MATERIAL:

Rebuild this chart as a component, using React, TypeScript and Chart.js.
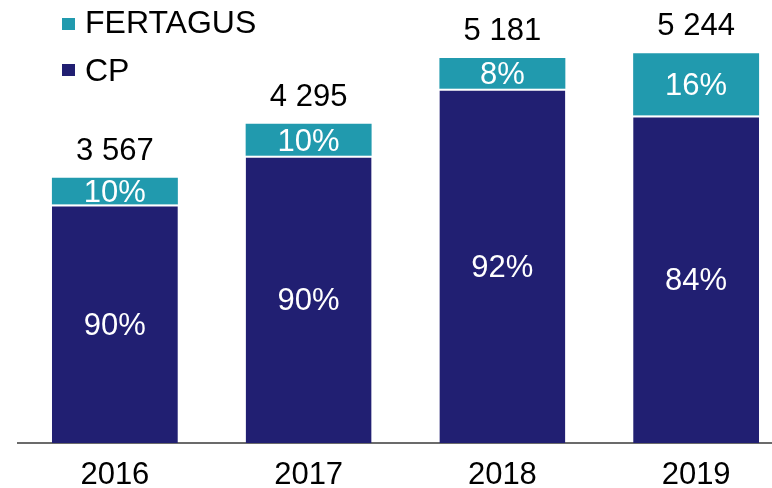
import React, { useEffect, useRef } from "react";
import { Chart, registerables } from "chart.js";

Chart.register(...registerables);

const categories = ["2016", "2017", "2018", "2019"];
const cpValues = [3210, 3866, 4767, 4405];
const fertagusValues = [357, 429, 414, 839];
const totalLabels = ["3 567", "4 295", "5 181", "5 244"];
const cpPctLabels = ["90%", "90%", "92%", "84%"];
const fertagusPctLabels = ["10%", "10%", "8%", "16%"];

const NAVY = "#211F72";
const TEAL = "#219AAE";
const FONT = '"Liberation Sans", Arial, sans-serif';

const labelPlugin = {
  id: "labelPlugin",
  afterDatasetsDraw(chart: any) {
    const ctx = chart.ctx;
    ctx.save();
    ctx.font = `31px ${FONT}`;
    ctx.textAlign = "center";
    ctx.textBaseline = "alphabetic";
    const off = 11;
    const cpMeta = chart.getDatasetMeta(0);
    const fMeta = chart.getDatasetMeta(1);
    cpMeta.data.forEach((bar: any, i: number) => {
      const cy = (bar.y + bar.base) / 2;
      ctx.fillStyle = "#ffffff";
      ctx.fillText(cpPctLabels[i], bar.x, cy + off);
    });
    fMeta.data.forEach((bar: any, i: number) => {
      const cy = (bar.y + bar.base) / 2;
      ctx.fillStyle = "#ffffff";
      ctx.fillText(fertagusPctLabels[i], bar.x, cy + off);
      ctx.fillStyle = "#000000";
      ctx.fillText(totalLabels[i], bar.x, bar.y - 29 + off);
    });
    // legend
    ctx.textAlign = "left";
    ctx.font = `32px ${FONT}`;
    const items = [
      { label: chart.data.datasets[1].label, color: TEAL, sq: 18, base: 33 },
      { label: chart.data.datasets[0].label, color: NAVY, sq: 64, base: 81 },
    ];
    items.forEach((it) => {
      ctx.fillStyle = it.color;
      ctx.fillRect(62, it.sq, 13, 12);
      ctx.fillStyle = "#000000";
      ctx.fillText(it.label, 85, it.base);
    });
    ctx.restore();
  },
};

export default function App() {
  const ref = useRef<HTMLCanvasElement>(null);
  useEffect(() => {
    if (!ref.current) return;
    const chart = new Chart(ref.current, {
      type: "bar",
      data: {
        labels: categories,
        datasets: [
          {
            label: "CP",
            data: cpValues,
            backgroundColor: NAVY,
            borderColor: "#ffffff",
            borderWidth: { top: 2, left: 0, right: 0, bottom: 0 },
            borderSkipped: false,
            barPercentage: 0.65,
            categoryPercentage: 1,
          },
          {
            label: "FERTAGUS",
            data: fertagusValues,
            backgroundColor: TEAL,
            borderWidth: 0,
            barPercentage: 0.65,
            categoryPercentage: 1,
          },
        ],
      },
      options: {
        responsive: false,
        animation: false,
        devicePixelRatio: 1,
        layout: { padding: { left: 18, right: 7, top: 0, bottom: 0 } },
        plugins: { legend: { display: false }, tooltip: { enabled: false } },
        scales: {
          x: {
            stacked: true,
            grid: { display: false, drawTicks: false },
            border: { display: true, color: "#6b6b6b", width: 2 },
            ticks: {
              color: "#000000",
              font: { family: FONT, size: 31 },
              padding: 14,
              maxRotation: 0,
            },
            afterFit(scale: any) {
              scale.height = 45;
            },
          },
          y: {
            stacked: true,
            display: false,
            min: 0,
            max: 5960,
          },
        },
      },
      plugins: [labelPlugin],
    });
    return () => chart.destroy();
  }, []);
  return (
    <div
      style={{
        position: "absolute",
        left: 0,
        top: 0,
        width: 772,
        height: 488,
        overflow: "hidden",
        background: "#ffffff",
      }}
    >
      <canvas ref={ref} width={800} height={488} style={{ width: 800, height: 488, display: "block" }} />
    </div>
  );
}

PROBLEM DETAILS:
Reproduce the listing exactly. Leave its pictures out.

ANSWER TO THE EXERCISE:
Rebuild this chart as a component, using React, TypeScript and Chart.js.
import React, { useEffect, useRef } from "react";
import { Chart, registerables } from "chart.js";

Chart.register(...registerables);

const categories = ["2016", "2017", "2018", "2019"];
const cpValues = [3210, 3866, 4767, 4405];
const fertagusValues = [357, 429, 414, 839];
const totalLabels = ["3 567", "4 295", "5 181", "5 244"];
const cpPctLabels = ["90%", "90%", "92%", "84%"];
const fertagusPctLabels = ["10%", "10%", "8%", "16%"];

const NAVY = "#211F72";
const TEAL = "#219AAE";
const FONT = '"Liberation Sans", Arial, sans-serif';

const labelPlugin = {
  id: "labelPlugin",
  afterDatasetsDraw(chart: any) {
    const ctx = chart.ctx;
    ctx.save();
    ctx.font = `31px ${FONT}`;
    ctx.textAlign = "center";
    ctx.textBaseline = "alphabetic";
    const off = 11;
    const cpMeta = chart.getDatasetMeta(0);
    const fMeta = chart.getDatasetMeta(1);
    cpMeta.data.forEach((bar: any, i: number) => {
      const cy = (bar.y + bar.base) / 2;
      ctx.fillStyle = "#ffffff";
      ctx.fillText(cpPctLabels[i], bar.x, cy + off);
    });
    fMeta.data.forEach((bar: any, i: number) => {
      const cy = (bar.y + bar.base) / 2;
      ctx.fillStyle = "#ffffff";
      ctx.fillText(fertagusPctLabels[i], bar.x, cy + off);
      ctx.fillStyle = "#000000";
      ctx.fillText(totalLabels[i], bar.x, bar.y - 29 + off);
    });
    // legend
    ctx.textAlign = "left";
    ctx.font = `32px ${FONT}`;
    const items = [
      { label: chart.data.datasets[1].label, color: TEAL, sq: 18, base: 33 },
      { label: chart.data.datasets[0].label, color: NAVY, sq: 64, base: 81 },
    ];
    items.forEach((it) => {
      ctx.fillStyle = it.color;
      ctx.fillRect(62, it.sq, 13, 12);
      ctx.fillStyle = "#000000";
      ctx.fillText(it.label, 85, it.base);
    });
    ctx.restore();
  },
};

export default function App() {
  const ref = useRef<HTMLCanvasElement>(null);
  useEffect(() => {
    if (!ref.current) return;
    const chart = new Chart(ref.current, {
      type: "bar",
      data: {
        labels: categories,
        datasets: [
          {
            label: "CP",
            data: cpValues,
            backgroundColor: NAVY,
            borderColor: "#ffffff",
            borderWidth: { top: 2, left: 0, right: 0, bottom: 0 },
            borderSkipped: false,
            barPercentage: 0.65,
            categoryPercentage: 1,
          },
          {
            label: "FERTAGUS",
            data: fertagusValues,
            backgroundColor: TEAL,
            borderWidth: 0,
            barPercentage: 0.65,
            categoryPercentage: 1,
          },
        ],
      },
      options: {
        responsive: false,
        animation: false,
        devicePixelRatio: 1,
        layout: { padding: { left: 18, right: 7, top: 0, bottom: 0 } },
        plugins: { legend: { display: false }, tooltip: { enabled: false } },
        scales: {
          x: {
            stacked: true,
            grid: { display: false, drawTicks: false },
            border: { display: true, color: "#6b6b6b", width: 2 },
            ticks: {
              color: "#000000",
              font: { family: FONT, size: 31 },
              padding: 14,
              maxRotation: 0,
            },
            afterFit(scale: any) {
              scale.height = 45;
            },
          },
          y: {
            stacked: true,
            display: false,
            min: 0,
            max: 5960,
          },
        },
      },
      plugins: [labelPlugin],
    });
    return () => chart.destroy();
  }, []);
  return (
    <div
      style={{
        position: "absolute",
        left: 0,
        top: 0,
        width: 772,
        height: 488,
        overflow: "hidden",
        background: "#ffffff",
      }}
    >
      <canvas ref={ref} width={800} height={488} style={{ width: 800, height: 488, display: "block" }} />
    </div>
  );
}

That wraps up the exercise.